§ Required work
Return the data exactly, with all pictures removed.

Code that draws figures:
[BEGIN]
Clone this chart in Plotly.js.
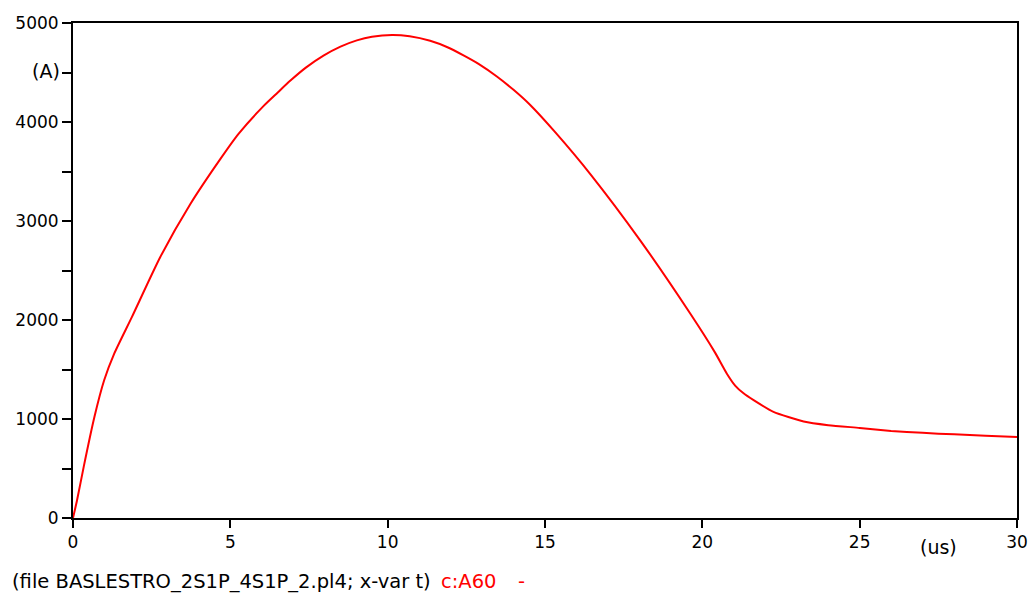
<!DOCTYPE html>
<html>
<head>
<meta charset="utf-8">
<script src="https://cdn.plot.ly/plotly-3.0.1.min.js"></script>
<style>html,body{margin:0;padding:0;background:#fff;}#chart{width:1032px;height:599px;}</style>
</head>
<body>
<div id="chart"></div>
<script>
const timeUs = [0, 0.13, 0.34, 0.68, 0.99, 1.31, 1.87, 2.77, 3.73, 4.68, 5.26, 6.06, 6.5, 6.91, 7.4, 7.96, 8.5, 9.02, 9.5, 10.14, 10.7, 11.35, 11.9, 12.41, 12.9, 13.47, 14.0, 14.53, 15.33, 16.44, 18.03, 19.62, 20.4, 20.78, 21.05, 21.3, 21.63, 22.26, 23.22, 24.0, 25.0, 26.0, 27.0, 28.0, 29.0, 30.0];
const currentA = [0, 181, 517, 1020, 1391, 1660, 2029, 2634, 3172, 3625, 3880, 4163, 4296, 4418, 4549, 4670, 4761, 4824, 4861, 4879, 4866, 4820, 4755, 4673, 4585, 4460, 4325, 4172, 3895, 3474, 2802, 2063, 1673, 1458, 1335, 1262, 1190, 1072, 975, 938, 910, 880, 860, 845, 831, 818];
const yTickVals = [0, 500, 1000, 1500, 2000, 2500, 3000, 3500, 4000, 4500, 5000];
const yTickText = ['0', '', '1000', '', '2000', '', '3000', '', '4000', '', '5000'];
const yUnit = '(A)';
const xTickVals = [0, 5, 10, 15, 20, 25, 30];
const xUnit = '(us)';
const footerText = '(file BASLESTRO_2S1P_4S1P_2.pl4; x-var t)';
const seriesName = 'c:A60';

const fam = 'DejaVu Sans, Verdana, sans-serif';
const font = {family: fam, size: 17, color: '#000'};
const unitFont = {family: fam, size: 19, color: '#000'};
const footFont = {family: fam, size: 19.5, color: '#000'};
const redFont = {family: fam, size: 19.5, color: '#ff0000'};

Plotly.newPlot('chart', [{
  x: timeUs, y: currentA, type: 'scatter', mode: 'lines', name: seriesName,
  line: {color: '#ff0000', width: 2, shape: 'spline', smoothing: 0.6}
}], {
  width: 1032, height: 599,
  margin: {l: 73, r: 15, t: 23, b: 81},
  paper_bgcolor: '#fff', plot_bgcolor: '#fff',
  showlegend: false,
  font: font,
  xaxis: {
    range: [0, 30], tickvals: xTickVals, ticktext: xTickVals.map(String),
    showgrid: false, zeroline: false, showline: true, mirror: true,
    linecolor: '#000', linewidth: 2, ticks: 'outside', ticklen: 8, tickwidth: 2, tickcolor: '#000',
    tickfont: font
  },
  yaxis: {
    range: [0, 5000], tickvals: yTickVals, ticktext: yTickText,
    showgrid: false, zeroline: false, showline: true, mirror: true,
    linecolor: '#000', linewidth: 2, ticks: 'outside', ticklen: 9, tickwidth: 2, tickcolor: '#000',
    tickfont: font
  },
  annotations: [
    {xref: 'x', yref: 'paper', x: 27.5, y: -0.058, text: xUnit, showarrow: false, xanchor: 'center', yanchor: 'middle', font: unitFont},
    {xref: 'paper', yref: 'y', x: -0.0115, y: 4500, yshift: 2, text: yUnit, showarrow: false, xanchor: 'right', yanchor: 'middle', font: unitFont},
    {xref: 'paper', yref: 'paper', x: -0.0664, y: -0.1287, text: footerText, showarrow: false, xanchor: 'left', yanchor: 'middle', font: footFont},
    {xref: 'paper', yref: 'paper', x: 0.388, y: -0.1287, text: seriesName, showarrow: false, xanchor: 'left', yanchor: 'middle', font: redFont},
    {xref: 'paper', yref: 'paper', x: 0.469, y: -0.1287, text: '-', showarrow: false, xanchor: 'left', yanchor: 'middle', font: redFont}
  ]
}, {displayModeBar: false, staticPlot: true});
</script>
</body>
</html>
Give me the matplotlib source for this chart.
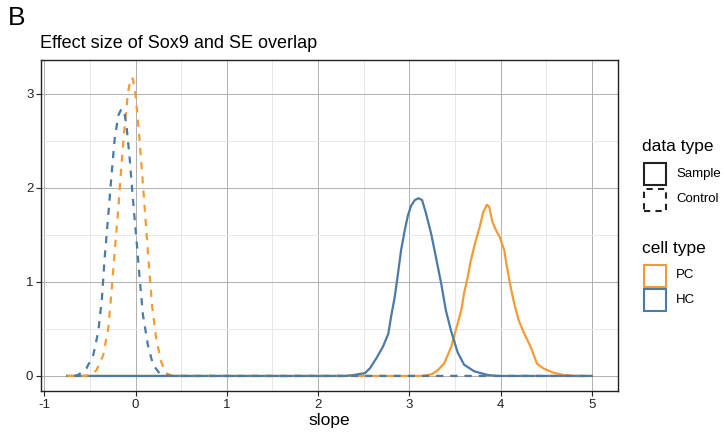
[END]
§ Expected output
Clone this chart in Plotly.js.
<!DOCTYPE html>
<html>
<head>
<meta charset="utf-8">
<script src="https://cdn.plot.ly/plotly-3.0.1.min.js"></script>
<style>html,body{margin:0;padding:0;background:#fff;}#chart{width:1032px;height:599px;}</style>
</head>
<body>
<div id="chart"></div>
<script>
const timeUs = [0, 0.13, 0.34, 0.68, 0.99, 1.31, 1.87, 2.77, 3.73, 4.68, 5.26, 6.06, 6.5, 6.91, 7.4, 7.96, 8.5, 9.02, 9.5, 10.14, 10.7, 11.35, 11.9, 12.41, 12.9, 13.47, 14.0, 14.53, 15.33, 16.44, 18.03, 19.62, 20.4, 20.78, 21.05, 21.3, 21.63, 22.26, 23.22, 24.0, 25.0, 26.0, 27.0, 28.0, 29.0, 30.0];
const currentA = [0, 181, 517, 1020, 1391, 1660, 2029, 2634, 3172, 3625, 3880, 4163, 4296, 4418, 4549, 4670, 4761, 4824, 4861, 4879, 4866, 4820, 4755, 4673, 4585, 4460, 4325, 4172, 3895, 3474, 2802, 2063, 1673, 1458, 1335, 1262, 1190, 1072, 975, 938, 910, 880, 860, 845, 831, 818];
const yTickVals = [0, 500, 1000, 1500, 2000, 2500, 3000, 3500, 4000, 4500, 5000];
const yTickText = ['0', '', '1000', '', '2000', '', '3000', '', '4000', '', '5000'];
const yUnit = '(A)';
const xTickVals = [0, 5, 10, 15, 20, 25, 30];
const xUnit = '(us)';
const footerText = '(file BASLESTRO_2S1P_4S1P_2.pl4; x-var t)';
const seriesName = 'c:A60';

const fam = 'DejaVu Sans, Verdana, sans-serif';
const font = {family: fam, size: 17, color: '#000'};
const unitFont = {family: fam, size: 19, color: '#000'};
const footFont = {family: fam, size: 19.5, color: '#000'};
const redFont = {family: fam, size: 19.5, color: '#ff0000'};

Plotly.newPlot('chart', [{
  x: timeUs, y: currentA, type: 'scatter', mode: 'lines', name: seriesName,
  line: {color: '#ff0000', width: 2, shape: 'spline', smoothing: 0.6}
}], {
  width: 1032, height: 599,
  margin: {l: 73, r: 15, t: 23, b: 81},
  paper_bgcolor: '#fff', plot_bgcolor: '#fff',
  showlegend: false,
  font: font,
  xaxis: {
    range: [0, 30], tickvals: xTickVals, ticktext: xTickVals.map(String),
    showgrid: false, zeroline: false, showline: true, mirror: true,
    linecolor: '#000', linewidth: 2, ticks: 'outside', ticklen: 8, tickwidth: 2, tickcolor: '#000',
    tickfont: font
  },
  yaxis: {
    range: [0, 5000], tickvals: yTickVals, ticktext: yTickText,
    showgrid: false, zeroline: false, showline: true, mirror: true,
    linecolor: '#000', linewidth: 2, ticks: 'outside', ticklen: 9, tickwidth: 2, tickcolor: '#000',
    tickfont: font
  },
  annotations: [
    {xref: 'x', yref: 'paper', x: 27.5, y: -0.058, text: xUnit, showarrow: false, xanchor: 'center', yanchor: 'middle', font: unitFont},
    {xref: 'paper', yref: 'y', x: -0.0115, y: 4500, yshift: 2, text: yUnit, showarrow: false, xanchor: 'right', yanchor: 'middle', font: unitFont},
    {xref: 'paper', yref: 'paper', x: -0.0664, y: -0.1287, text: footerText, showarrow: false, xanchor: 'left', yanchor: 'middle', font: footFont},
    {xref: 'paper', yref: 'paper', x: 0.388, y: -0.1287, text: seriesName, showarrow: false, xanchor: 'left', yanchor: 'middle', font: redFont},
    {xref: 'paper', yref: 'paper', x: 0.469, y: -0.1287, text: '-', showarrow: false, xanchor: 'left', yanchor: 'middle', font: redFont}
  ]
}, {displayModeBar: false, staticPlot: true});
</script>
</body>
</html>
Give me the matplotlib source for this chart.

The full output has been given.